* **SET TASK**:
Copy out the material below in full, but not its images.

* **DATASET SECTION**:

————

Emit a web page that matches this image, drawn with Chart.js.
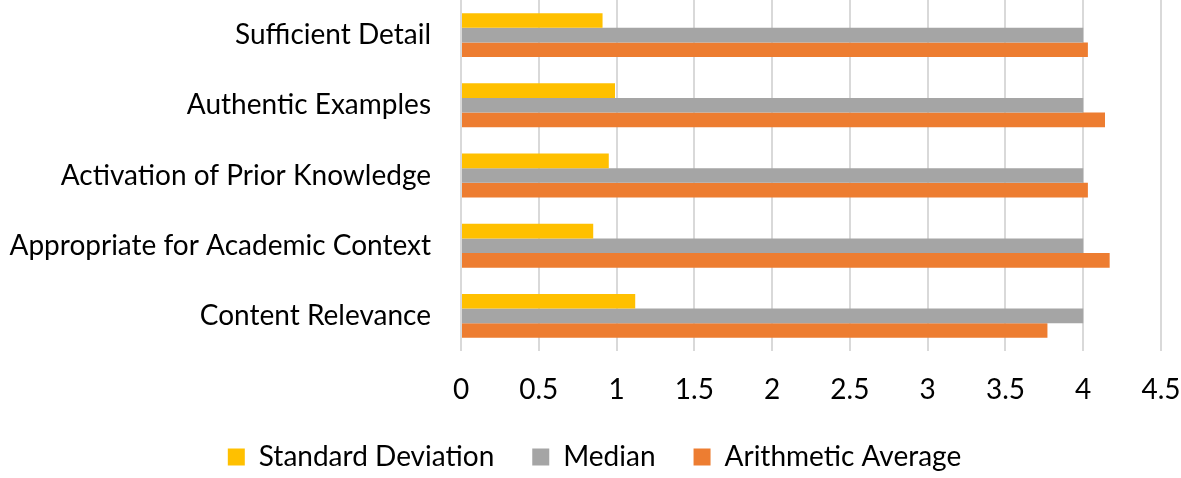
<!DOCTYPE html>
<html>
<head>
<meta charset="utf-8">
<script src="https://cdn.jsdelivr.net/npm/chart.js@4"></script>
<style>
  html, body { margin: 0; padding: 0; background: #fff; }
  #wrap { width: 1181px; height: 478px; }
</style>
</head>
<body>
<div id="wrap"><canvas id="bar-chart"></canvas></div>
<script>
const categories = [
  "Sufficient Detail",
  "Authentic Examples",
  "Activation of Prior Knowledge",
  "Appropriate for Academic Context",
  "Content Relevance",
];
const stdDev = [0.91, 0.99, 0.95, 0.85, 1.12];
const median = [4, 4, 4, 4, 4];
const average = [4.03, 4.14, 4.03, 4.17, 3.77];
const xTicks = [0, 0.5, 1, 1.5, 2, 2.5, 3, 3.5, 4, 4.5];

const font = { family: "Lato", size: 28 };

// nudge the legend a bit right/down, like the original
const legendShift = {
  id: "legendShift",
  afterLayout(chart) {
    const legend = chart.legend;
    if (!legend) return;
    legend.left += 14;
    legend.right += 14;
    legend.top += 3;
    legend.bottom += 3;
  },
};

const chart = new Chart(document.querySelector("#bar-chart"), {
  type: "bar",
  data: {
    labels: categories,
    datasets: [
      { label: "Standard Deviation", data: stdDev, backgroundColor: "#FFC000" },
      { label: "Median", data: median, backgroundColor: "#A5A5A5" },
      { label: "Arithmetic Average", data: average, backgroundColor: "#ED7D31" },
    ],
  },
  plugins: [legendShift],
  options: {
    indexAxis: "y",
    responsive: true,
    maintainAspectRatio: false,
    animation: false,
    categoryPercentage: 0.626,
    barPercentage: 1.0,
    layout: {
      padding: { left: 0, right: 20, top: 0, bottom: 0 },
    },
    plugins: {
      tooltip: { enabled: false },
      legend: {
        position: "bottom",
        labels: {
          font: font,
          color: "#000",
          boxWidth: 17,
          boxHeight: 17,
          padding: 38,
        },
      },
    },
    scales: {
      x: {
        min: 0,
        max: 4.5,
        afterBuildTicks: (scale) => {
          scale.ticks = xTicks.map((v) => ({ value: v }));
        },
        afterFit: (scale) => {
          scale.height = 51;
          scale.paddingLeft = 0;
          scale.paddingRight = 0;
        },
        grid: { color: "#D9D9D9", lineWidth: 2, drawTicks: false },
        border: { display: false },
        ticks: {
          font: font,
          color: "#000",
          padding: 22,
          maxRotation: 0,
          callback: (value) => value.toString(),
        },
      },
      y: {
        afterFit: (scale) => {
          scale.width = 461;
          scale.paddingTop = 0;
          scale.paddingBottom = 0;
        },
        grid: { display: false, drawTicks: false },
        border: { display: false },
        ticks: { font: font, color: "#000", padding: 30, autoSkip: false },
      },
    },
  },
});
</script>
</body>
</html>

————

* **COMPLETED EXERCISE**:
Emit a web page that matches this image, drawn with Chart.js.
<!DOCTYPE html>
<html>
<head>
<meta charset="utf-8">
<script src="https://cdn.jsdelivr.net/npm/chart.js@4"></script>
<style>
  html, body { margin: 0; padding: 0; background: #fff; }
  #wrap { width: 1181px; height: 478px; }
</style>
</head>
<body>
<div id="wrap"><canvas id="bar-chart"></canvas></div>
<script>
const categories = [
  "Sufficient Detail",
  "Authentic Examples",
  "Activation of Prior Knowledge",
  "Appropriate for Academic Context",
  "Content Relevance",
];
const stdDev = [0.91, 0.99, 0.95, 0.85, 1.12];
const median = [4, 4, 4, 4, 4];
const average = [4.03, 4.14, 4.03, 4.17, 3.77];
const xTicks = [0, 0.5, 1, 1.5, 2, 2.5, 3, 3.5, 4, 4.5];

const font = { family: "Lato", size: 28 };

// nudge the legend a bit right/down, like the original
const legendShift = {
  id: "legendShift",
  afterLayout(chart) {
    const legend = chart.legend;
    if (!legend) return;
    legend.left += 14;
    legend.right += 14;
    legend.top += 3;
    legend.bottom += 3;
  },
};

const chart = new Chart(document.querySelector("#bar-chart"), {
  type: "bar",
  data: {
    labels: categories,
    datasets: [
      { label: "Standard Deviation", data: stdDev, backgroundColor: "#FFC000" },
      { label: "Median", data: median, backgroundColor: "#A5A5A5" },
      { label: "Arithmetic Average", data: average, backgroundColor: "#ED7D31" },
    ],
  },
  plugins: [legendShift],
  options: {
    indexAxis: "y",
    responsive: true,
    maintainAspectRatio: false,
    animation: false,
    categoryPercentage: 0.626,
    barPercentage: 1.0,
    layout: {
      padding: { left: 0, right: 20, top: 0, bottom: 0 },
    },
    plugins: {
      tooltip: { enabled: false },
      legend: {
        position: "bottom",
        labels: {
          font: font,
          color: "#000",
          boxWidth: 17,
          boxHeight: 17,
          padding: 38,
        },
      },
    },
    scales: {
      x: {
        min: 0,
        max: 4.5,
        afterBuildTicks: (scale) => {
          scale.ticks = xTicks.map((v) => ({ value: v }));
        },
        afterFit: (scale) => {
          scale.height = 51;
          scale.paddingLeft = 0;
          scale.paddingRight = 0;
        },
        grid: { color: "#D9D9D9", lineWidth: 2, drawTicks: false },
        border: { display: false },
        ticks: {
          font: font,
          color: "#000",
          padding: 22,
          maxRotation: 0,
          callback: (value) => value.toString(),
        },
      },
      y: {
        afterFit: (scale) => {
          scale.width = 461;
          scale.paddingTop = 0;
          scale.paddingBottom = 0;
        },
        grid: { display: false, drawTicks: false },
        border: { display: false },
        ticks: { font: font, color: "#000", padding: 30, autoSkip: false },
      },
    },
  },
});
</script>
</body>
</html>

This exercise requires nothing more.